How does halacha relate to this issue?
The Gemara (Bava Metzia 76a) discusses a case in which an agent hires a worker on behalf of an employer. In discussing who needs to pay the worker, the Gemara makes a distinction between a case where the agent tells the worker, “Your salary is the employer’s responsibility,” and one who says, “Your salary is my responsibility.”
In the latter case, the agent has to pay the worker’s salary based on the benefit that the work produced (unless other details are agreed upon), while the employer (the mazmin—the person who ordered the work) has to reimburse the agent for his salary expenses.
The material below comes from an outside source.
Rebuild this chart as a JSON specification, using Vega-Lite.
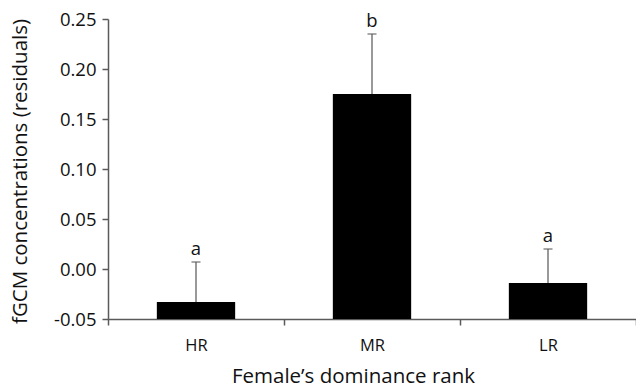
{
  "$schema": "https://vega.github.io/schema/vega-lite/v6.json",
  "autosize": "none",
  "width": 528,
  "height": 300,
  "padding": {"left": 108, "top": 19, "right": 0, "bottom": 73},
  "background": "white",
  "config": {
    "view": {"stroke": null},
    "font": "Open Sans",
    "axis": {"grid": false, "domainColor": "#5a5a5a", "tickColor": "#5a5a5a", "labelColor": "#111111", "titleColor": "#111111", "labelFont": "Open Sans", "titleFont": "Open Sans", "titleFontWeight": "normal", "domainWidth": 1.5, "tickWidth": 1.5, "tickSize": 6, "titleFontSize": 20.5},
    "axisX": {"labelFontSize": 16.5, "labelPadding": 12, "labelAngle": 0},
    "axisY": {"labelFontSize": 18.5, "labelPadding": 6}
  },
  "data": {
    "values": [
      {"rank": "HR", "value": -0.033, "upper": 0.007, "letter": "a"},
      {"rank": "MR", "value": 0.175, "upper": 0.235, "letter": "b"},
      {"rank": "LR", "value": -0.014, "upper": 0.020, "letter": "a"}
    ]
  },
  "encoding": {
    "x": {
      "field": "rank", "type": "nominal", "sort": ["HR", "MR", "LR"],
      "scale": {"paddingInner": 0, "paddingOuter": 0},
      "axis": {"title": "Female\u2019s dominance rank", "titleX": 245, "titleY": 47, "titleAlign": "center", "titleBaseline": "top", "tickBand": "extent"}
    }
  },
  "layer": [
    {
      "mark": {"type": "bar", "color": "black", "width": {"band": 0.445}},
      "encoding": {
        "y": {"field": "value", "type": "quantitative", "scale": {"domain": [-0.05, 0.25], "zero": false, "nice": false},
          "axis": {"title": "fGCM concentrations (residuals)", "values": [-0.05, 0, 0.05, 0.1, 0.15, 0.2, 0.25], "labelExpr": "datum.value < -0.0001 ? '-' + format(-datum.value, '.2f') : format(datum.value, '.2f')", "titleX": -88, "titleY": 152, "titleAngle": -90, "titleAlign": "center", "titleBaseline": "middle"}},
        "y2": {"datum": -0.05}
      }
    },
    {
      "mark": {"type": "rule", "color": "#777777", "strokeWidth": 1.5},
      "encoding": {"y": {"field": "value", "type": "quantitative"}, "y2": {"field": "upper"}}
    },
    {
      "mark": {"type": "tick", "color": "#5a5a5a", "orient": "horizontal", "size": 9, "thickness": 1.5},
      "encoding": {"y": {"field": "upper", "type": "quantitative"}}
    },
    {
      "mark": {"type": "text", "baseline": "bottom", "dy": -3, "fontSize": 18.5, "color": "#111111"},
      "encoding": {"y": {"field": "upper", "type": "quantitative"}, "text": {"field": "letter"}}
    }
  ]
}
For this case, the relationship between the employer and the worker is not discussed, but it appears that there is in fact no relationship between them: the employer does not pay the worker, and his only obligation is to reimburse the agent for his expenses.
In the former case, the employer has to pay the worker’s salary. Nevertheless, the obligation of payment on time will not apply because this obligation does not apply when employment is arranged through an agent. Use of an employment agency seems to be a classic instance of this halacha.
Yet, even when the specific mitzvah of bal talin does not apply, it remains obligatory to pay workers on time because there is a general Rabbinic requirement to pay people money they are owed. Only if it is very difficult to pay on time can one postpone his workers’ payment and then only if the Biblical requirement does not apply. Thus, in any case, one must pay his workers before giving a donation to a poor person collecting charity (see Ben Ish Chai, Shut Rav Pe’alim 4, Choshen Mishpat 7).
The reason for this is that although giving charity is a Torah mitzvah, paying one’s workers also fulfills a halachic obligation, if not the obligation to pay laborers, then the obligation to pay one’s debts. In this case, the wages become a regular debt, which the employer is responsible for paying. Moreover, giving charity is not a definite mitzvah, since perhaps the collector is a fraud. The Ben Ish Chai adds that there is an additional (rabbinic) transgression of bal tashe, which we will discuss in the next installment.